§ DIRECTIONS
Do not repeat pictures. Repeat exactly the lines of the listing below from its first line through the line with "const forecastFrom = 8;".

..........

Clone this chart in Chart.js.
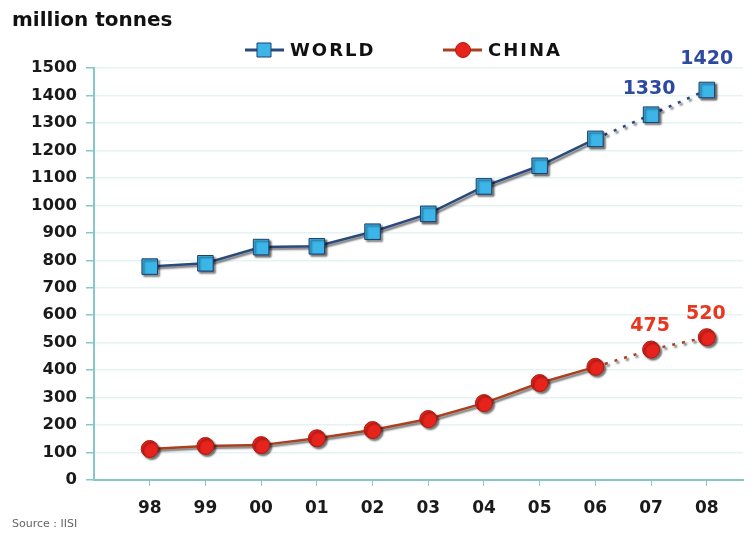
<!DOCTYPE html>
<html>
<head>
<meta charset="utf-8">
<script src="https://cdn.jsdelivr.net/npm/chart.js@4/dist/chart.umd.min.js"></script>
<style>
  html, body { margin: 0; padding: 0; background: #fff; }
  #wrap { width: 755px; height: 533px; position: relative; }
</style>
</head>
<body>
<div id="wrap"><canvas id="chart"></canvas></div>
<script>
const years = ["98", "99", "00", "01", "02", "03", "04", "05", "06", "07", "08"];
const world = [777, 789, 848, 851, 904, 969, 1069, 1144, 1242, 1330, 1420];
const china = [113, 124, 127, 152, 182, 222, 280, 353, 412, 475, 520];
const yTicks = [0, 100, 200, 300, 400, 500, 600, 700, 800, 900, 1000, 1100, 1200, 1300, 1400, 1500];
const labelled = [9, 10]; // forecast points carrying value labels
const forecastFrom = 8;

const FONT = "'DejaVu Sans', Verdana, sans-serif";
const AXIS = "#86c8c8";

const toXY = (arr) => arr.map((v, i) => ({ x: i, y: v }));
const dashed = (ctx) => (ctx.p0DataIndex >= forecastFrom ? [3, 7] : undefined);

// shadows under marks, value labels, title, legend and source text
const decor = {
  id: "decor",
  beforeDatasetDraw(chart) {
    const c = chart.ctx;
    c.save();
    c.shadowColor = "rgba(0,0,0,0.55)";
    c.shadowOffsetX = 2;
    c.shadowOffsetY = 2;
    c.shadowBlur = 2;
  },
  afterDatasetDraw(chart) {
    chart.ctx.restore();
  },
  afterDraw(chart) {
    const c = chart.ctx;
    c.save();
    c.textAlign = "center";
    c.textBaseline = "middle";
    c.font = "bold 19px " + FONT;
    const offs = [[-2, -26], [0, -31]];
    chart.data.datasets.forEach((ds, di) => {
      const meta = chart.getDatasetMeta(di);
      labelled.forEach((idx, k) => {
        const p = meta.data[idx];
        c.fillStyle = ds.labelColor;
        const o = di === 0 ? offs[k] : [-1, -23];
        c.fillText(String(ds.data[idx].y), p.x + o[0], p.y + o[1]);
      });
    });

    // title
    c.textAlign = "left";
    c.fillStyle = "#111";
    c.font = "bold 20px " + FONT;
    c.fillText("million tonnes", 12, 21);

    // legend
    const items = [
      { x: 245, ds: chart.data.datasets[0], text: "WORLD" },
      { x: 443, ds: chart.data.datasets[1], text: "CHINA" }
    ];
    items.forEach((it) => {
      const y = 50;
      c.strokeStyle = it.ds.borderColor;
      c.lineWidth = 3;
      c.beginPath();
      c.moveTo(it.x, y);
      c.lineTo(it.x + 39, y);
      c.stroke();
      c.fillStyle = it.ds.pointBackgroundColor;
      c.strokeStyle = it.ds.pointBorderColor;
      c.lineWidth = 1;
      c.beginPath();
      if (it.ds.pointStyle === "rect") {
        c.rect(it.x + 12, y - 7, 14, 14);
      } else {
        c.arc(it.x + 20, y, 7.5, 0, Math.PI * 2);
      }
      c.fill();
      c.stroke();
      c.fillStyle = "#111";
      c.font = "bold 18px " + FONT;
      c.letterSpacing = "2px";
      c.fillText(it.text, it.x + 45, y + 1);
      c.letterSpacing = "0px";
    });

    c.font = "11px " + FONT;
    c.fillStyle = "#666";
    c.fillText("Source : IISI", 12, 524);
    c.restore();
  }
};

new Chart(document.getElementById("chart"), {
  type: "line",
  data: {
    datasets: [
      {
        label: "WORLD",
        data: toXY(world),
        borderColor: "#2b4a7c",
        borderWidth: 2.5,
        pointStyle: "rect",
        pointRadius: 11,
        pointBackgroundColor: "#3cb6e9",
        pointBorderColor: "#1f3f70",
        pointBorderWidth: 1,
        labelColor: "#2e4aa0",
        segment: { borderDash: dashed },
        tension: 0
      },
      {
        label: "CHINA",
        data: toXY(china),
        borderColor: "#a8411f",
        borderWidth: 2.5,
        pointStyle: "circle",
        pointRadius: 8.5,
        pointBackgroundColor: "#e6231c",
        pointBorderColor: "#b01a12",
        pointBorderWidth: 1,
        labelColor: "#e8361f",
        segment: { borderDash: dashed },
        tension: 0
      }
    ]
  },
  options: {
    responsive: true,
    maintainAspectRatio: false,
    animation: false,
    layout: { padding: { top: 68, right: 0, left: 0, bottom: 0 } },
    plugins: { legend: { display: false }, tooltip: { enabled: false } },
    scales: {
      x: {
        type: "linear",
        min: -1,
        max: 10.65,
        afterBuildTicks: (s) => {
          s.ticks = years.map((_, i) => ({ value: i }));
        },
        afterFit: (s) => { s.height = 53; },
        ticks: {
          callback: (v) => years[v] ?? "",
          color: "#1a1a1a",
          font: { family: FONT, size: 17, weight: "bold" },
          padding: 12,
          maxRotation: 0
        },
        grid: { drawOnChartArea: false, drawTicks: true, tickLength: 6, color: AXIS },
        border: { color: AXIS, width: 2 }
      },
      y: {
        min: 0,
        max: 1500,
        afterBuildTicks: (s) => {
          s.ticks = yTicks.map((v) => ({ value: v }));
        },
        afterFit: (s) => { s.width = 94; },
        ticks: {
          callback: (v) => String(v),
          color: "#1a1a1a",
          font: { family: FONT, size: 16.5, weight: "bold" },
          padding: 9
        },
        grid: { color: "#e4f3f3", tickColor: AXIS, tickLength: 8, lineWidth: 1.5 },
        border: { color: AXIS, width: 2 }
      }
    }
  },
  plugins: [decor]
});
</script>
</body>
</html>
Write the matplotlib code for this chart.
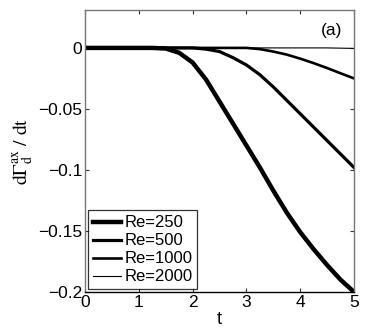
import matplotlib.pyplot as plt
import numpy as np

plt.rcParams['font.family'] = ['Liberation Sans', 'DejaVu Sans']
plt.rcParams['mathtext.fontset'] = 'stix'

# time grid and dGamma/dt curves
t = np.array([0, 0.25, 0.5, 0.75, 1.0, 1.25, 1.5, 1.75, 2.0, 2.25, 2.5,
              2.75, 3.0, 3.25, 3.5, 3.75, 4.0, 4.25, 4.5, 4.75, 5.0])
re250 = [0, 0, 0, 0, 0, 0, -0.0005, -0.004, -0.012, -0.026, -0.044,
         -0.062, -0.080, -0.098, -0.117, -0.135, -0.151, -0.165, -0.178, -0.190, -0.200]
re500 = [0, 0, 0, 0, 0, 0, 0, 0, 0, -0.001, -0.003,
         -0.008, -0.014, -0.022, -0.032, -0.043, -0.054, -0.065, -0.076, -0.087, -0.098]
re1000 = [0, 0, 0, 0, 0, 0, 0, 0, 0, 0, 0,
          0, 0, -0.001, -0.003, -0.0055, -0.0088, -0.0125, -0.0165, -0.0208, -0.025]
re2000 = [0, 0, 0, 0, 0, 0, 0, 0, 0, 0, 0,
          0, 0, 0, 0, 0, 0, 0, 0, -0.0002, -0.0004]

labels = ['Re=250', 'Re=500', 'Re=1000', 'Re=2000']
widths = [3.2, 2.3, 1.9, 0.8]
xticks = [0, 1, 2, 3, 4, 5]
yticks = [0, -0.05, -0.1, -0.15, -0.2]
ytick_labels = ['0', '\u22120.05', '\u22120.1', '\u22120.15', '\u22120.2']

fig = plt.figure(figsize=(3.65, 3.36), dpi=100)
ax = fig.add_axes([0.233, 0.131, 0.737, 0.839])

for y, lab, lw in zip([re250, re500, re1000, re2000], labels, widths):
    ax.plot(t, y, color='black', lw=lw, label=lab, solid_joinstyle='round')

ax.set_xlim(0, 5)
ax.set_ylim(-0.2, 0.031)
ax.set_xticks(xticks)
ax.set_yticks(yticks)
ax.set_yticklabels(ytick_labels)
ax.tick_params(direction='in', top=True, right=True, labelsize=12.5,
               length=3, width=0.8, color='#333333', pad=2)
for name, s in ax.spines.items():
    s.set_color('black' if name == 'bottom' else '#777777')
    s.set_linewidth(1.0)

ax.set_xlabel('t', fontsize=13, labelpad=1)
ax.set_ylabel(r'$\mathrm{d}\Gamma_{\mathrm{d}}^{\mathrm{ax}}\ /\ \mathrm{dt}$',
              fontsize=14, labelpad=2)
ax.text(0.915, 0.929, '(a)', transform=ax.transAxes, fontsize=12.5,
        ha='center', va='center')

leg = ax.legend(loc='lower left', fontsize=12, frameon=True, fancybox=False,
                edgecolor='black', handlelength=1.7, handletextpad=0.2,
                labelspacing=0.18, borderpad=0.3, borderaxespad=0.15)
leg.get_frame().set_linewidth(0.9)

fig.savefig('out.png', dpi=100)
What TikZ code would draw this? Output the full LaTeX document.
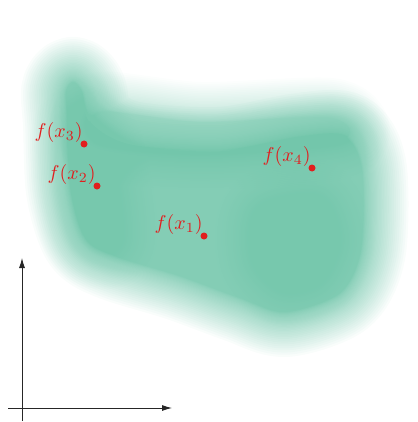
\documentclass[tikz,border=0pt]{standalone}
\usetikzlibrary{arrows.meta}
\definecolor{blobcol}{RGB}{100,192,162}
\definecolor{ptred}{RGB}{225,30,30}
\newcommand\softblob[4]{%
  \foreach \k in {1,...,40}{%
    \begin{scope}[transparency group, opacity=#3]
      \path[fill=#1, draw=#1, line width={#2*(\k/40)^2}, line join=round] #4;
    \end{scope}}}
\tikzset{
  dot/.style={circle, fill=ptred, inner sep=0pt, minimum size=7pt},
  lab/.style={text=ptred, scale=2, inner sep=0pt, anchor=south east},
  axis/.style={line width=0.9pt, draw=black!85, -{Latex[length=10pt,width=6pt]}}
}
\begin{document}
\begin{tikzpicture}[x=1pt,y=-1pt]
\useasboundingbox (0,0) rectangle (417,422);
% main soft blob
\softblob{blobcol}{90}{0.04}{plot[smooth cycle] coordinates {(66,92) (73,82) (82,92) (90,124) (130,146) (220,152) (300,138) (345,137) (362,170) (361,250) (340,293) (285,312) (240,298) (180,276) (115,256) (86,238) (71,190) (68,124)}}
% paler top band
\softblob{blobcol}{80}{0.018}{plot[smooth cycle] coordinates {(100,112) (200,122) (330,118) (340,140) (200,150) (100,140)}}
% darker cores
\softblob{blobcol}{90}{0.015}{plot[smooth cycle] coordinates {(78,130) (98,145) (110,200) (112,240) (95,242) (82,220) (76,160)}}
\softblob{blobcol}{90}{0.015}{plot[smooth cycle] coordinates {(265,215) (315,205) (330,240) (315,275) (285,282) (262,258)}}
% axes
\coordinate (ybot) at (22,421);
\coordinate (ytop) at (22,258);
\coordinate (xleft) at (8,408);
\coordinate (xright) at (172,408);
\draw[axis] (ybot) -- (ytop);
\draw[axis] (xleft) -- (xright);
% points
\node[dot] (d1) at (204,236) {};
\node[dot] (d2) at (97,186) {};
\node[dot] (d3) at (84,144) {};
\node[dot] (d4) at (312,168) {};
\node[lab] (l1) at ([shift={(-1,-1)}]d1.center) {$f(x_1)$};
\node[lab] (l2) at ([shift={(-1,-1)}]d2.center) {$f(x_2)$};
\node[lab] (l3) at ([shift={(-1,-1)}]d3.center) {$f(x_3)$};
\node[lab] (l4) at ([shift={(-1,-1)}]d4.center) {$f(x_4)$};
\end{tikzpicture}
\end{document}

..........

§ RESULT FOR THIS TASK
Clone this chart in Chart.js.
<!DOCTYPE html>
<html>
<head>
<meta charset="utf-8">
<script src="https://cdn.jsdelivr.net/npm/chart.js@4/dist/chart.umd.min.js"></script>
<style>
  html, body { margin: 0; padding: 0; background: #fff; }
  #wrap { width: 755px; height: 533px; position: relative; }
</style>
</head>
<body>
<div id="wrap"><canvas id="chart"></canvas></div>
<script>
const years = ["98", "99", "00", "01", "02", "03", "04", "05", "06", "07", "08"];
const world = [777, 789, 848, 851, 904, 969, 1069, 1144, 1242, 1330, 1420];
const china = [113, 124, 127, 152, 182, 222, 280, 353, 412, 475, 520];
const yTicks = [0, 100, 200, 300, 400, 500, 600, 700, 800, 900, 1000, 1100, 1200, 1300, 1400, 1500];
const labelled = [9, 10]; // forecast points carrying value labels
const forecastFrom = 8;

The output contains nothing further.